George Nemchik

Personal information
- Full name: George Nemchik
- Date of birth: March 14, 1915
- Place of birth: Superior, Pennsylvania, United States
- Date of death: July 11, 1988 (aged 73)
- Place of death: Trenton, New Jersey, United States
- Position(s): Forward

Youth career
- Temple University

Senior career*
- Years: Team / Apps / (Gls)
- 1934–1941: Philadelphia German-Americans
- 1941–1942: Philadelphia Nationals
- 1942–1943: Kearny Celtic
- 1943–1944: New York Americans
- 1944–1945: Brookhattan / 18 / (18)
- 1946–19??: Chicago Viking

International career
- 1937: United States / 3 / (1)

= George Nemchik =

American soccer player

George Nemchik (March 14, 1915 - July 11, 1988) was a U.S. soccer player. He spent twelve season in the American Soccer League and later won the National Challenge Cup with the amateur Chicago Viking. Nemchik earned three caps, scoring one goal, with the U.S. national team in 1937. He was also a member of the 1936 U.S. Olympic Soccer team.

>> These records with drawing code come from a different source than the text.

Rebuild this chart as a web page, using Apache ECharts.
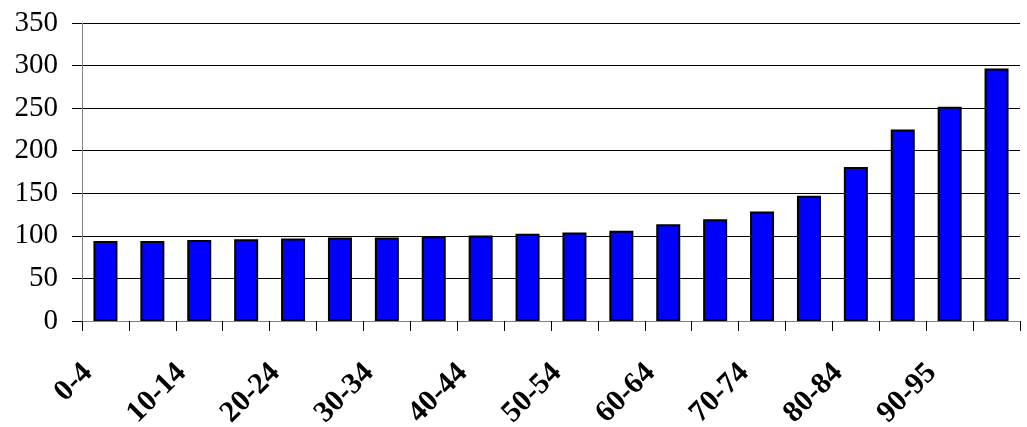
<!DOCTYPE html>
<html>
<head>
<meta charset="utf-8">
<script src="https://cdn.jsdelivr.net/npm/echarts@6/dist/echarts.min.js"></script>
<style>
  html, body { margin: 0; padding: 0; background: #fff; }
  #chart { width: 1027px; height: 427px; }
</style>
</head>
<body>
<div id="chart"></div>
<script>
// age groups
const ageGroups = ['0-4', '5-9', '10-14', '15-19', '20-24', '25-29', '30-34', '35-39',
    '40-44', '45-49', '50-54', '55-59', '60-64', '65-69', '70-74', '75-79',
    '80-84', '85-89', '90-95', '95+'];
const values = [94, 94, 95, 96, 97, 98, 98, 99.5, 100.5, 102.5, 104, 106,
    113.5, 119.5, 128.5, 147, 181, 225, 251.5, 296.5];
const yTicks = { min: 0, max: 350, interval: 50 };

const chart = echarts.init(document.getElementById('chart'));

const option = {
    animation: false,
    grid: { left: 82, right: 7, top: 23, bottom: 106, containLabel: false, outerBoundsMode: 'none' },
    xAxis: {
        type: 'category',
        data: ageGroups,
        boundaryGap: true,
        axisLine: { lineStyle: { color: '#808080', width: 1 } },
        axisTick: { show: true, length: 10, interval: 0, lineStyle: { color: '#000' } },
        axisLabel: {
            interval: 1,
            rotate: 45,
            margin: 51,
            verticalAlign: 'bottom',
            padding: [0, 10, 0, 0],
            fontFamily: 'Liberation Serif',
            fontWeight: 'bold',
            fontSize: 30,
            color: '#000'
        }
    },
    yAxis: {
        type: 'value',
        min: yTicks.min,
        max: yTicks.max,
        interval: yTicks.interval,
        axisLine: { show: true, lineStyle: { color: '#808080', width: 1 } },
        axisTick: { show: true, length: 10, lineStyle: { color: '#000' } },
        axisLabel: {
            margin: 24,
            fontFamily: 'Liberation Serif',
            fontSize: 29,
            color: '#000'
        },
        splitLine: { show: true, lineStyle: { color: '#000', width: 1 } }
    },
    series: [
        {
            type: 'bar',
            data: values,
            barWidth: 24,
            itemStyle: {
                color: '#0000FF',
                borderColor: '#000',
                borderWidth: 2
            }
        }
    ]
};

chart.setOption(option);
</script>
</body>
</html>
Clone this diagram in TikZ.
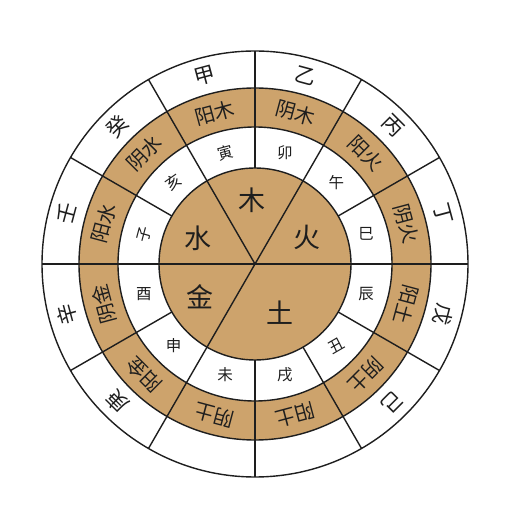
\documentclass[tikz,border=0pt]{standalone}
\usepackage{fontspec}
\setmainfont{Noto Sans CJK SC}
\usetikzlibrary{calc}
\definecolor{ringbrown}{RGB}{205,163,108}
\definecolor{inkc}{RGB}{30,30,30}
\tikzset{
  ringline/.style={draw=inkc,line width=1.4pt},
  stemtext/.style={font=\fontsize{21}{21}\selectfont,text=inkc,inner sep=0pt},
  yytext/.style={font=\fontsize{20}{20}\selectfont,text=inkc,inner sep=0pt},
  branchtext/.style={font=\fontsize{15.5}{15.5}\selectfont,text=inkc,inner sep=0pt},
  elemtext/.style={font=\fontsize{27}{27}\selectfont,text=inkc,inner sep=0pt}
}
\begin{document}
\begin{tikzpicture}[x=1pt,y=1pt]
\useasboundingbox (0,0) rectangle (512,512);
\fill[white] (0,0) rectangle (512,512);
\coordinate (O) at (255,248);
% fills
\fill[ringbrown,even odd rule] (O) circle (176) (O) circle (137);
\fill[ringbrown] (O) circle (96);
% circles
\foreach \r in {213,176,137,96} \draw[ringline] (O) circle (\r);
% radial lines of the rings
\foreach \a in {30,60,90,120,150,210,240,270,300,330}
  \draw[ringline,shift={(O)}] (\a:96) -- (\a:213);
% full horizontal line
\draw[ringline,shift={(O)}] (180:213) -- (0:213);
% inner sector lines
\foreach \a in {60,120,240}
  \draw[ringline,shift={(O)}] (0,0) -- (\a:96);
% heavenly stems
\foreach \a/\t/\n in {105/甲/s1,75/乙/s2,45/丙/s3,15/丁/s4,-15/戊/s5,-45/己/s6,225/庚/s7,195/辛/s8,165/壬/s9,135/癸/s10}
  \node[stemtext,rotate=\a-90] (\n) at ($(O)+(\a:195)$) {\t};
% yin yang ring
\foreach \a/\t/\n in {105/阳木/y1,75/阴木/y2,45/阳火/y3,15/阴火/y4,-15/阳土/y5,-45/阴土/y6,-75/阳土/y7,255/阴土/y8,225/阳金/y9,195/阴金/y10,165/阳水/y11,135/阴水/y12}
  \node[yytext,rotate=\a-90] (\n) at ($(O)+(\a:156.5)$) {\t};
% earthly branches
\foreach \a/\t/\rr/\n in {105/寅/15/b1,75/卯/0/b2,45/午/0/b3,15/巳/0/b4,-15/辰/0/b5,-45/丑/30/b6,-75/戌/0/b7,255/未/0/b8,225/申/0/b9,195/酉/0/b10,165/子/75/b11,135/亥/35/b12}
  \node[branchtext,rotate=\rr] (\n) at ($(O)+(\a:115)$) {\t};
% five elements
\node[elemtext] (e1) at (252,312) {木};
\node[elemtext] (e2) at (307,275) {火};
\node[elemtext] (e3) at (280,199) {土};
\node[elemtext] (e4) at (200,215) {金};
\node[elemtext] (e5) at (198,274) {水};
\end{tikzpicture}
\end{document}
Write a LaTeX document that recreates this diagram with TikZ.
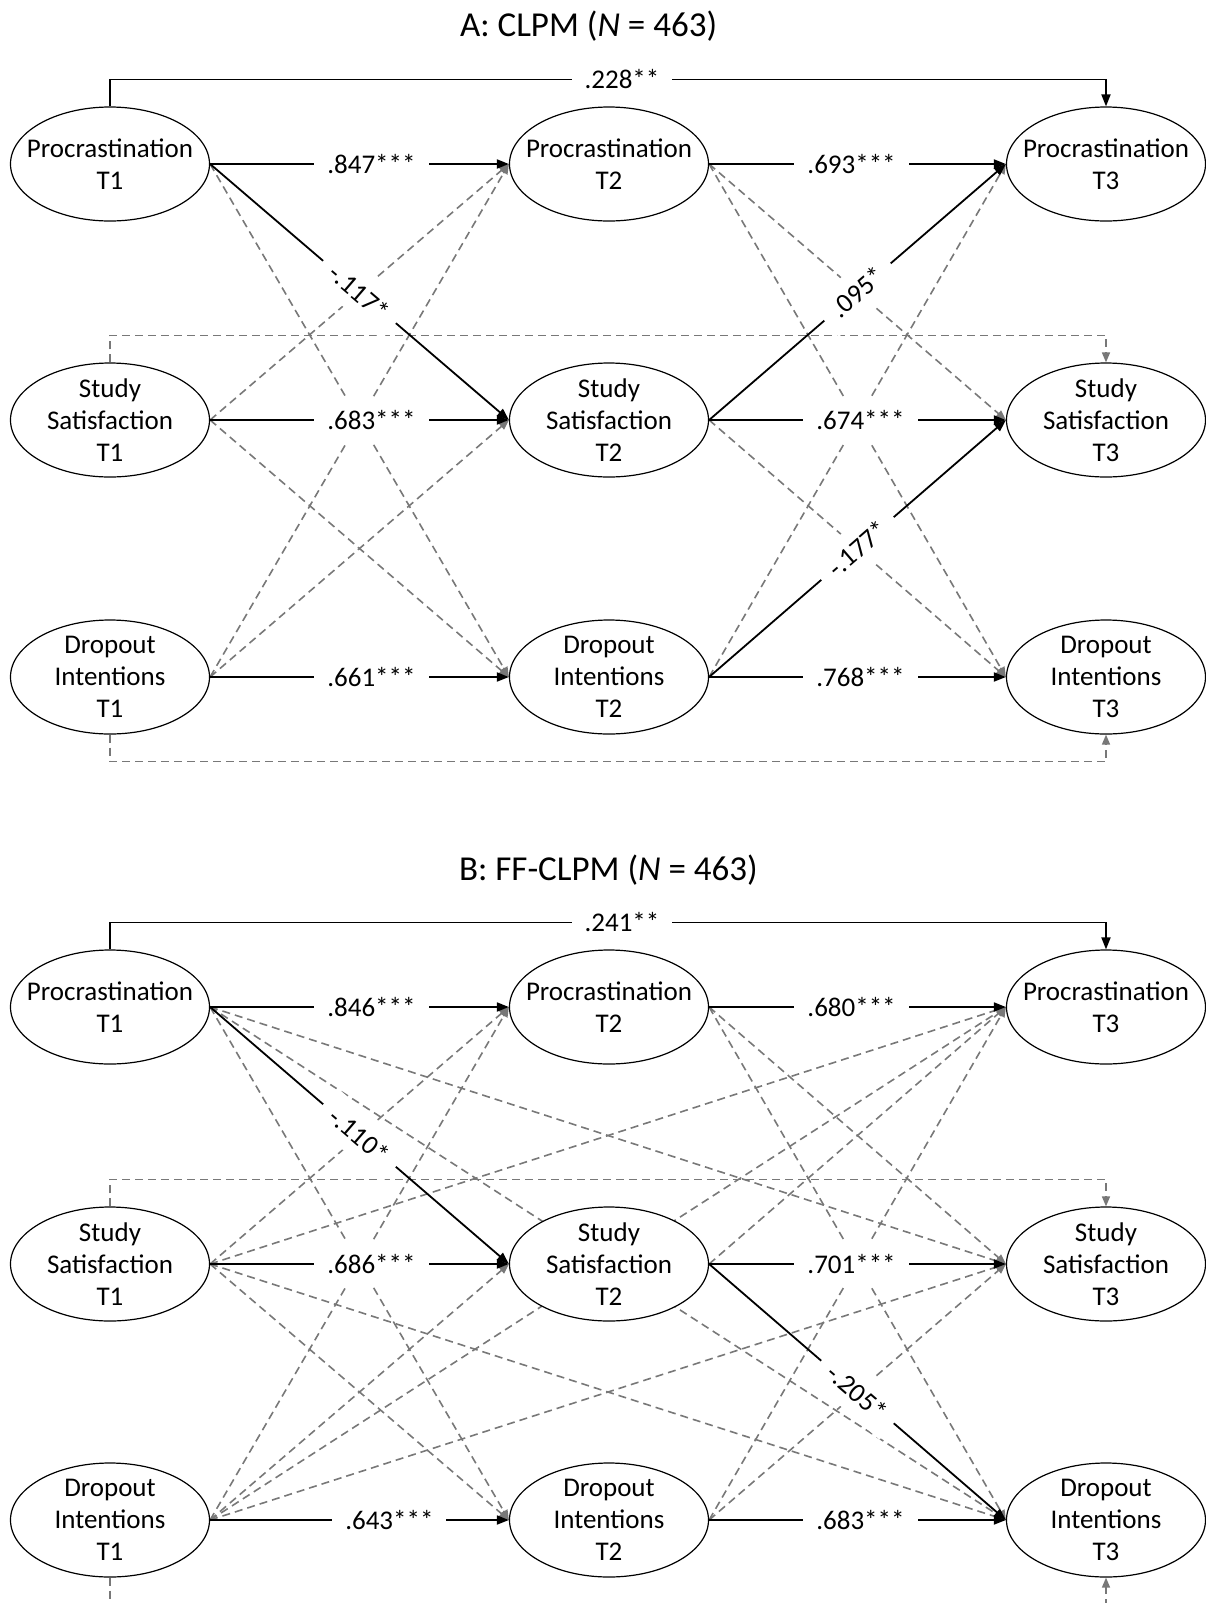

Raised in Trenton, New Jersey, Nemchik competed in multiple sports at Trenton Central High School, from which he graduated in 1932.

==Club career==
Nemchik attended Temple University where he played collegiate soccer. In 1939, he was named a first team All American.^{} While at Temple, he was also an All American baseball player. However, Temple registers his last name as Nemchick.

In 1934, while at Temple, Nemchik signed with the Philadelphia German-Americans of the American Soccer League (ASL). The German-Americans won the ASL title in 1935 and the National Challenge Cup in 1936. In 1941, he moved to the Philadelphia Nationals for one season. In 1942, Nemchik moved, this time to Kearny Celtic After only two seasons with the New Jersey club, he moved, this time to the New York Americans in 1944. After only a single season, Nemchik jumped across town to Brookhattan for the 1944–1945 season. In this, his last, season in the ASL, Nemchik won another ASL championship and the 1945 National Challenge Cup. He then left the east coast and moved to Chicago where he joined Chicago Viking of the North American Soccer Football League. That year, the Vikings won the 1946 National Challenge Cup over Fall River Ponta Delgado.

==National and Olympic team==
Nemchik was selected for the U.S. soccer team which lost to Italy in the first round of the 1936 Summer Olympics.^{}

Nemchik earned three caps with the U.S. national team in 1937. All three games were losses to Mexico in September. However, Nemchik scored a goal in the second game, a 2–7 loss in Mexico City.

He was born in Superior, Pennsylvania and died in Trenton, New Jersey.